Monday, January 18, 2010

Are we unconsciously putting roadblocks up when discussing race relations?

Today I left on my trek to becoming a successful financail advisor with Edward Jones. The plane took off at 11:30 a.m. and landed just before 2 p.m. Arizona time. The flight was a non-event even though we did hit a little turbulance upon landing in Arizona. Upon landing and getting my bag from baggage claim, I was introduced to the Arizona sunshine. Not really,I get a more unique experience with rain. According to our van driver we are witnessing a rare occurance as Arizona's yearly rain total is 7 inches.

On my flight I met a wonderful couple that are snowbirds and were on their way back after a short visit of relatives in Minnesota. In between conversations with the snowbirds I read my book. Blink: The Power of Thinking Without Thinking by Malcome Gladwell. While I was only able to get to chapter 4, I did learn something in the book. The power of the unconscience has on our decision making process.
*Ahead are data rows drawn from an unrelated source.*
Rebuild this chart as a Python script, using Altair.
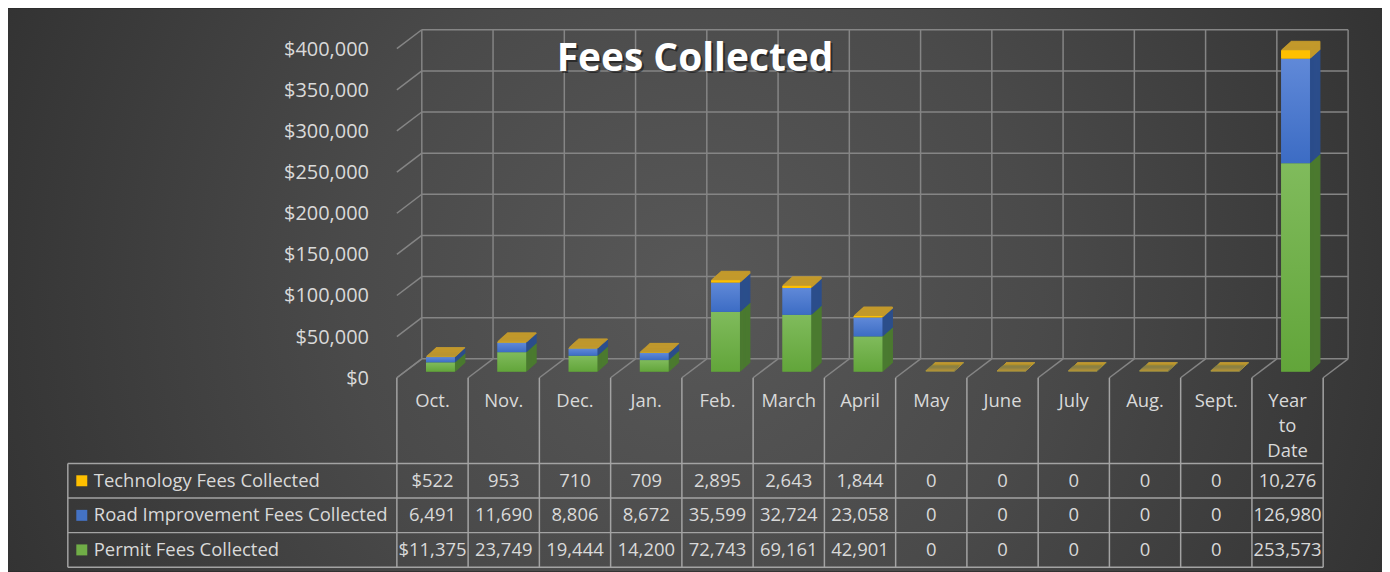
import altair as alt
import pandas as pd

# ---------------- data ----------------
categories = ["Oct.", "Nov.", "Dec.", "Jan.", "Feb.", "March", "April",
              "May", "June", "July", "Aug.", "Sept.", "Year to Date"]
technology = [522, 953, 710, 709, 2895, 2643, 1844, 0, 0, 0, 0, 0, 10276]
road = [6491, 11690, 8806, 8672, 35599, 32724, 23058, 0, 0, 0, 0, 0, 126980]
permit = [11375, 23749, 19444, 14200, 72743, 69161, 42901, 0, 0, 0, 0, 0, 253573]
series_names = ["Technology Fees Collected", "Road Improvement Fees Collected",
                "Permit Fees Collected"]
y_ticks = [0, 50000, 100000, 150000, 200000, 250000, 300000, 350000, 400000]
title_text = "Fees Collected"

# ---------------- layout / style ----------------
W, H = 1378, 564
X0, X1 = 390, 1319          # front plane, category range
Y_ZERO, Y_TOP = 370, 40     # front plane, value range
DX, DY = 25, -19            # depth of the 3D box
TBL_TOP, TBL_BOT = 456, 560
TBL_LEFT = 60
FONT = "Open Sans"
TXT = "#d9d9d9"
GRID = "#858585"
TLINE = "#a3a3a3"
FS = 18.5

front_fill = {
    "Permit Fees Collected": alt.LinearGradient(
        gradient="linear", x1=0, x2=0, y1=0, y2=1,
        stops=[alt.GradientStop(color="#80bb5c", offset=0),
               alt.GradientStop(color="#62a53a", offset=1)]),
    "Road Improvement Fees Collected": alt.LinearGradient(
        gradient="linear", x1=0, x2=0, y1=0, y2=1,
        stops=[alt.GradientStop(color="#6089d8", offset=0),
               alt.GradientStop(color="#3c6cc4", offset=1)]),
    "Technology Fees Collected": "#ffc000",
}
side_fill = {
    "Permit Fees Collected": "#4b7a30",
    "Road Improvement Fees Collected": "#2c4e8c",
    "Technology Fees Collected": "#c39a2c",
}
legend_colors = ["#ffc000", "#4472c4", "#70ad47"]

# ---------------- tables ----------------
vals = {"Technology Fees Collected": technology,
        "Road Improvement Fees Collected": road,
        "Permit Fees Collected": permit}
stack_order = {"Permit Fees Collected": 0, "Road Improvement Fees Collected": 1,
               "Technology Fees Collected": 2}
rows = []
for r, s in enumerate(series_names):
    for c, cat in enumerate(categories):
        v = vals[s][c]
        lab = f"{v:,}"
        if cat == "Oct." and s != "Road Improvement Fees Collected":
            lab = "$" + lab
        rows.append({"category": cat, "series": s, "value": v,
                     "order": stack_order[s], "rowc": r + 0.5, "label": lab})
df = pd.DataFrame(rows)
cat_df = pd.DataFrame({"category": categories})
bound_df = pd.DataFrame({"idx": list(range(len(categories) + 1)), "zero": 0})
tick_df = pd.DataFrame({"v": y_ticks})
row_line_df = pd.DataFrame({"r": [0, 1, 2, 3]})
leg_df = pd.DataFrame({"series": series_names, "rowc": [0.5, 1.5, 2.5]})

# ---------------- scales ----------------
xb = alt.Scale(domain=categories, range=[X0, X1], paddingInner=0, paddingOuter=0)
xq = alt.Scale(domain=[0, len(categories)], range=[X0, X1], nice=False, zero=False)
yq = alt.Scale(domain=[0, 400000], range=[Y_ZERO, Y_TOP], nice=False, zero=False)
yr = alt.Scale(domain=[0, 3], range=[TBL_TOP, TBL_BOT], nice=False, zero=False)

layers = []

# background
bg = alt.Chart(pd.DataFrame({"a": [0]})).mark_rect(
    fill=alt.RadialGradient(
        gradient="radial", x1=0.5, y1=0.5, x2=0.5, y2=0.5, r1=0, r2=0.72,
        stops=[alt.GradientStop(color="#585858", offset=0),
               alt.GradientStop(color="#4a4a4a", offset=0.35),
               alt.GradientStop(color="#252525", offset=1)])
).encode(x=alt.value(0), x2=alt.value(W), y=alt.value(0), y2=alt.value(H))
layers.append(bg)

# back wall horizontal grid lines
layers.append(alt.Chart(tick_df).mark_rule(color=GRID, strokeWidth=1.5, yOffset=DY, y2Offset=DY).encode(
    x=alt.value(X0 + DX), x2=alt.value(X1 + DX),
    y=alt.Y("v:Q", scale=yq, axis=None), y2="v:Q"))
# side wall diagonals
layers.append(alt.Chart(tick_df).mark_rule(color=GRID, strokeWidth=1.5, y2Offset=DY).encode(
    x=alt.value(X0), x2=alt.value(X0 + DX),
    y=alt.Y("v:Q", scale=yq, axis=None), y2="v:Q"))
# back wall vertical grid lines
layers.append(alt.Chart(bound_df).mark_rule(color=GRID, strokeWidth=1.5, xOffset=DX, yOffset=DY, y2Offset=DY).encode(
    x=alt.X("idx:Q", scale=xq, axis=None),
    y=alt.Y("zero:Q", scale=yq, axis=None), y2=alt.datum(400000)))
# floor diagonals
layers.append(alt.Chart(bound_df).mark_rule(color=GRID, strokeWidth=1.5, x2Offset=DX, y2Offset=DY).encode(
    x=alt.X("idx:Q", scale=xq, axis=None), x2="idx:Q",
    y=alt.Y("zero:Q", scale=yq, axis=None), y2="zero:Q"))

# bars (3D sweep)
base = alt.Chart(df).transform_stack(
    stack="value", groupby=["category"], as_=["y0", "y1"],
    sort=[alt.SortField("order", order="ascending")])
draw_order = ["Permit Fees Collected", "Road Improvement Fees Collected",
              "Technology Fees Collected"]
for k in range(10, 0, -1):
    for s in draw_order:
        layers.append(base.transform_filter(alt.datum.series == s).mark_bar(
            width=29, fill=side_fill[s], stroke=side_fill[s], strokeWidth=1,
            xOffset=8 + k, yOffset=-6 - 0.9 * k, y2Offset=-6 - 0.9 * k
        ).encode(x=alt.X("category:N", scale=xb, axis=None, sort=None),
                 y=alt.Y("y0:Q", scale=yq, axis=None), y2="y1:Q"))
for s in draw_order:
    layers.append(base.transform_filter(alt.datum.series == s).mark_bar(
        width=29, fill=front_fill[s], xOffset=8, yOffset=-6, y2Offset=-6
    ).encode(x=alt.X("category:N", scale=xb, axis=None, sort=None),
             y=alt.Y("y0:Q", scale=yq, axis=None), y2="y1:Q"))

# y labels
layers.append(alt.Chart(tick_df).mark_text(align="right", baseline="middle", font=FONT,
                                           fontSize=20, color=TXT).encode(
    x=alt.value(362), y=alt.Y("v:Q", scale=yq, axis=None, ), yOffset=alt.value(1),
    text=alt.Text("v:Q", format="$,.0f")))

# vertical table/category lines
layers.append(alt.Chart(bound_df).mark_rule(color=TLINE, strokeWidth=1.5).encode(
    x=alt.X("idx:Q", scale=xq, axis=None),
    y=alt.Y("zero:Q", scale=yq, axis=None), y2=alt.value(TBL_BOT)))
# table horizontal lines
layers.append(alt.Chart(row_line_df).mark_rule(color=TLINE, strokeWidth=1.5).encode(
    x=alt.value(TBL_LEFT), x2=alt.value(X1),
    y=alt.Y("r:Q", scale=yr, axis=None), y2="r:Q"))
# legend column left border
layers.append(alt.Chart(pd.DataFrame({"a": [0]})).mark_rule(color=TLINE, strokeWidth=1.5).encode(
    x=alt.value(TBL_LEFT), y=alt.value(TBL_TOP), y2=alt.value(TBL_BOT)))

# category labels
layers.append(alt.Chart(cat_df).mark_text(baseline="top", lineBreak=" ", lineHeight=25,
                                          font=FONT, fontSize=FS, color=TXT).encode(
    x=alt.X("category:N", scale=xb, axis=None, sort=None), y=alt.value(384),
    text="category:N"))

# table values
layers.append(alt.Chart(df).mark_text(baseline="middle", font=FONT, fontSize=FS, color=TXT).encode(
    x=alt.X("category:N", scale=xb, axis=None, sort=None),
    y=alt.Y("rowc:Q", scale=yr, axis=None), text="label:N"))

# legend squares + names
layers.append(alt.Chart(leg_df).mark_square(size=121, opacity=1).encode(
    x=alt.value(74), y=alt.Y("rowc:Q", scale=yr, axis=None),
    color=alt.Color("series:N", scale=alt.Scale(domain=series_names, range=legend_colors), legend=None)))
layers.append(alt.Chart(leg_df).mark_text(align="left", baseline="middle", font=FONT,
                                          fontSize=FS, color=TXT).encode(
    x=alt.value(86), y=alt.Y("rowc:Q", scale=yr, axis=None), text="series:N"))

# title with shadow
tdf = pd.DataFrame({"t": [title_text]})
layers.append(alt.Chart(tdf).mark_text(font=FONT, fontSize=39, fontWeight="bold", color="#000000",
                                       opacity=0.45, baseline="alphabetic", dx=2, dy=2).encode(
    x=alt.value(689), y=alt.value(62), text="t:N"))
layers.append(alt.Chart(tdf).mark_text(font=FONT, fontSize=39, fontWeight="bold", color="#ffffff",
                                       baseline="alphabetic").encode(
    x=alt.value(689), y=alt.value(62), text="t:N"))

chart = alt.layer(*layers).resolve_scale(
    x="independent", y="independent", color="independent"
).properties(
    width=W, height=H, padding=0, background="#2a2a2a",
    autosize=alt.AutoSizeParams(type="none")
).configure_view(strokeWidth=0)

chart.save("out.html", embed_options={"renderer": "svg", "actions": False})
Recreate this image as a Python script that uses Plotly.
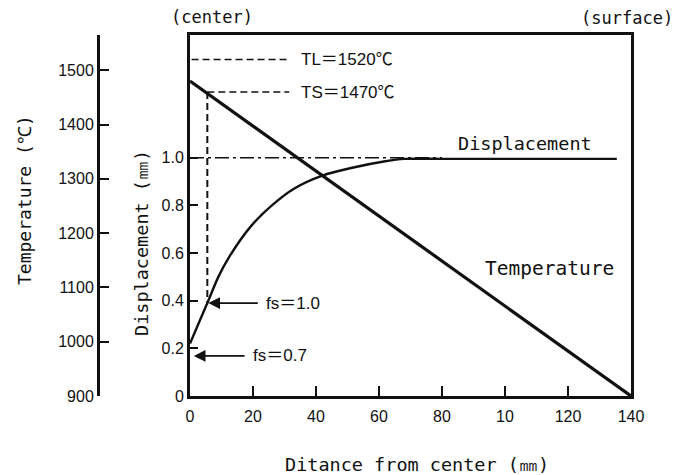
import plotly.graph_objects as go

# ---- data ----
dist_ticks = [0, 20, 40, 60, 80, 100, 120, 140]
dist_ticktext = ["0", "20", "40", "60", "80", "10", "120", "140"]
disp_ticks = [0, 0.2, 0.4, 0.6, 0.8, 1.0]
disp_ticktext = ["0", "0.2", "0.4", "0.6", "0.8", "1.0"]
temp_ticks = [900, 1000, 1100, 1200, 1300, 1400, 1500]

temp_x = [0, 140]
temp_y = [1480, 900]

disp_x = [0, 5.5, 9, 12.5, 19.5, 26, 33, 42, 51.5, 62, 68, 80, 100, 135.5]
disp_y = [0.22, 0.39, 0.50, 0.585, 0.715, 0.80, 0.87, 0.925, 0.958, 0.985, 0.995, 0.995, 0.995, 0.995]

ref_x = [0, 80]
ref_y = [1.0, 1.0]

tl_x = [0.5, 31.5]
tl_y = [1520, 1520]
ts_x = [5.5, 31.5]
ts_y = [1460, 1460]
fs1_x = 5.5
fs1_disp = 0.39
fs07_x = 1.2
fs07_disp = 0.168

X_RANGE = [0, 140]
D_RANGE = [0, 1.515]
T_RANGE = [900, 1565]

# the page body adds an 8px margin, so the figure is drawn 8px to the right/down
OFF = 8
W, H = 680 - OFF, 475 - OFF
L, T = 98 - OFF, 35 - OFF
R = W - (631 - OFF)
B = H - (396 - OFF)
BOX_LEFT = 190 - OFF


def paper(px, py):
    fx, fy = px - OFF, py - OFF
    return (fx - L) / (W - L - R), (H - B - fy) / (H - T - B)


def d_to_t(d):
    return T_RANGE[0] + (d - D_RANGE[0]) / (D_RANGE[1] - D_RANGE[0]) * (T_RANGE[1] - T_RANGE[0])


BLACK = "#111111"
fig = go.Figure()

fig.add_trace(go.Scatter(x=temp_x, y=temp_y, yaxis="y2", mode="lines",
                         line=dict(color=BLACK, width=3.2), cliponaxis=False))
fig.add_trace(go.Scatter(x=disp_x, y=disp_y, mode="lines",
                         line=dict(color=BLACK, width=2.4, shape="spline", smoothing=0.8)))
fig.add_trace(go.Scatter(x=ref_x, y=ref_y, mode="lines",
                         line=dict(color=BLACK, width=1.6, dash="14px,4px,3px,4px")))
fig.add_trace(go.Scatter(x=tl_x, y=tl_y, yaxis="y2", mode="lines",
                         line=dict(color=BLACK, width=1.5, dash="7px,4px")))
fig.add_trace(go.Scatter(x=ts_x, y=ts_y, yaxis="y2", mode="lines",
                         line=dict(color=BLACK, width=1.5, dash="7px,4px")))
fig.add_trace(go.Scatter(x=[fs1_x, fs1_x], y=[ts_y[0], d_to_t(fs1_disp)], yaxis="y2", mode="lines",
                         line=dict(color=BLACK, width=2, dash="7px,4px")))

SANS = "Liberation Sans, Arial, Noto Sans CJK JP, sans-serif"
MONO = "DejaVu Sans Mono, monospace"
tickfont = dict(family=SANS, size=16, color=BLACK)

annotations = []
# arrows
annotations.append(dict(x=fs1_x + 0.3, y=fs1_disp, ax=22, ay=fs1_disp, axref="x", ayref="y",
                        xref="x", yref="y", text="", showarrow=True, arrowhead=2,
                        arrowsize=1.3, arrowwidth=1.8, arrowcolor=BLACK))
annotations.append(dict(x=fs07_x, y=fs07_disp, ax=17.8, ay=fs07_disp, axref="x", ayref="y",
                        xref="x", yref="y", text="", showarrow=True, arrowhead=2,
                        arrowsize=1.3, arrowwidth=1.8, arrowcolor=BLACK))
annotations.append(dict(x=23.5, y=fs1_disp, xref="x", yref="y", text="fs＝1.0",
                        showarrow=False, xanchor="left", yanchor="middle",
                        font=dict(family=SANS, size=17, color=BLACK)))
annotations.append(dict(x=19.4, y=fs07_disp, xref="x", yref="y", text="fs＝0.7",
                        showarrow=False, xanchor="left", yanchor="middle",
                        font=dict(family=SANS, size=17, color=BLACK)))
annotations.append(dict(x=34.5, y=tl_y[0], xref="x", yref="y2", text="TL＝1520℃",
                        showarrow=False, xanchor="left", yanchor="middle",
                        font=dict(family=SANS, size=17, color=BLACK)))
annotations.append(dict(x=34.5, y=ts_y[0], xref="x", yref="y2", text="TS＝1470℃",
                        showarrow=False, xanchor="left", yanchor="middle",
                        font=dict(family=SANS, size=17, color=BLACK)))


def label(text, px, py, size, angle=0):
    x, y = paper(px, py)
    annotations.append(dict(x=x, y=y, xref="paper", yref="paper", text=text, showarrow=False,
                            xanchor="center", yanchor="middle", textangle=angle,
                            font=dict(family=MONO, size=size, color=BLACK)))


label("Displacement", 525, 143, 18.5)
label("Temperature", 549, 268, 19.5)
label("(center)", 212, 17, 17)
label("(surface)", 627, 18, 17)
label("Ditance from center (㎜)", 417, 464, 18.5)
label("Displacement (㎜)", 141, 243, 18.5, -90)
label("Temperature (℃)", 24, 200, 18, -90)

x0_frac = (BOX_LEFT - L) / (W - L - R)

fig.update_layout(
    template="none",
    width=W, height=H,
    margin=dict(l=L, r=R, t=T, b=B, pad=0),
    paper_bgcolor="white", plot_bgcolor="white",
    showlegend=False,
    xaxis=dict(domain=[x0_frac, 1], range=X_RANGE, tickvals=dist_ticks, ticktext=dist_ticktext,
               ticks="inside", ticklen=10, tickwidth=2, tickcolor=BLACK,
               showline=True, linewidth=3, linecolor=BLACK, mirror=True,
               showgrid=False, zeroline=False, tickfont=tickfont, automargin=False,
               ticklabelstandoff=4),
    yaxis=dict(range=D_RANGE, tickvals=disp_ticks, ticktext=disp_ticktext,
               ticks="inside", ticklen=8, tickwidth=1.5, tickcolor=BLACK,
               showline=True, linewidth=3, linecolor=BLACK, mirror=True,
               showgrid=False, zeroline=False, tickfont=tickfont, automargin=False),
    yaxis2=dict(range=T_RANGE, tickvals=temp_ticks, overlaying="y", anchor="free", position=0,
                side="left", ticks="inside", ticklen=9, tickwidth=1.5, tickcolor=BLACK,
                showline=True, linewidth=3, linecolor=BLACK,
                showgrid=False, zeroline=False, tickfont=tickfont, automargin=False),
    annotations=annotations,
)

fig.write_html("out.html")
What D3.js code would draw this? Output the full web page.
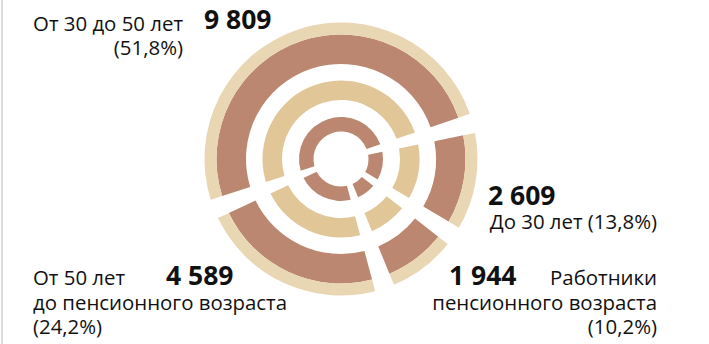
<!DOCTYPE html>
<html>
<head>
<meta charset="utf-8">
<script src="https://cdn.jsdelivr.net/npm/d3@7"></script>
<style>
  html, body { margin: 0; padding: 0; background: #fff; }
  svg { display: block; }
  text { font-family: "Open Sans", "Noto Sans", sans-serif; fill: #111; }
</style>
</head>
<body>
<svg id="chart" width="709" height="344"></svg>
<script>
// Staff by age group (people)
const categories = ["От 30 до 50 лет", "До 30 лет", "Работники пенсионного возраста", "От 50 лет до пенсионного возраста"];
const values = [9809, 2609, 1944, 4589];
const shares = ["51,8%", "13,8%", "10,2%", "24,2%"];

// Concentric bands: each one repeats the same split of the whole
const rings = [
  { inner: 27.5, outer: 42,    color: "#bc8770" },
  { inner: 59,   outer: 78.5,  color: "#e1c697" },
  { inner: 95,   outer: 124.5, color: "#bc8770" },
  { inner: 124.5, outer: 136.5, color: "#e9d6b3" }
];

const svg = d3.select("#chart");
const W = 709, H = 344;
const cx = 341, cy = 159;

// thin frame line on the left edge
svg.append("line")
  .attr("x1", 2).attr("x2", 2).attr("y1", 0).attr("y2", H)
  .attr("stroke", "#d2d2d2").attr("stroke-width", 1.6);

const startA = -111.5 * Math.PI / 180;
const pie = d3.pie().sort(null).value(d => d)
  .startAngle(startA).endAngle(startA + 2 * Math.PI);
const slices = pie(values);

// gaps between the groups widen slightly toward the rim
const wedge = 0.0635;      // angular half-gap (rad)
const arc = d3.arc().padAngle(0.02).padRadius(125);

const g = svg.append("g").attr("transform", `translate(${cx},${cy})`);
rings.forEach(r => {
  g.append("g").selectAll("path")
    .data(slices)
    .join("path")
    .attr("fill", r.color)
    .attr("d", s => arc({
      innerRadius: r.inner,
      outerRadius: r.outer,
      startAngle: s.startAngle + wedge,
      endAngle: s.endAngle - wedge
    }));
});

const fmt = d3.formatLocale({ thousands: "\u00a0", grouping: [3], decimal: ",", currency: ["", ""] }).format(",d");
const NUM = 26.5, LBL = 20.4;

function num(i, x, y) {
  svg.append("text").attr("x", x).attr("y", y)
    .attr("font-size", NUM).attr("font-weight", 700)
    .text(fmt(values[i]));
}
// one text block per label, one tspan per line
function lines(list, x, y0, step, anchor) {
  const t = svg.append("text").attr("x", x).attr("y", y0)
    .attr("font-size", LBL).attr("text-anchor", anchor);
  list.forEach((s, k) => {
    t.append("tspan").attr("x", x).attr("dy", k === 0 ? 0 : step).text(s);
  });
}

// 30–50
lines([categories[0], `(${shares[0]})`], 183, 31, 23.5, "end");
num(0, 204, 29);

// under 30
num(1, 488, 205);
lines([`${categories[1]} (${shares[1]})`], 657, 229, 24, "end");

// pension age
num(2, 449, 285);
lines(["Работники", "пенсионного возраста", `(${shares[2]})`], 657, 285, 24.5, "end");

// 50 to pension age
num(3, 166, 285);
lines(["От 50 лет", "до пенсионного возраста", `(${shares[3]})`], 33, 285, 24.5, "start");
</script>
</body>
</html>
The interesting part of the book that really got my attention thus far is the discussion around the Implicit Association Test (IAT). The IAT measures how our observations and word association factors into our quick decision making. One of the word associations in the book was with European American, bad, good, and African American. Per the book, it says that the IAT "measures our second level of attitude, our racial attitude on an unconcious level - the immedidate, automatic associations that rumble out before we've even had time to think" (p. 84-85).

I have been engaged in several converstations as of late in regards to race. I think the issue of race is more telling these days especially since the historic election of Barack Obama. I plan to take the Race IAT to see how I perform. You can to by going to www.implicit.harvard.edu. By looking at the results to word association, according to the book, may be the reason why race relations are the way they are.

Using the IAT is something I plan to incorporate into my daily routine to see how my views are changing or if I am making an unconcious discrimination.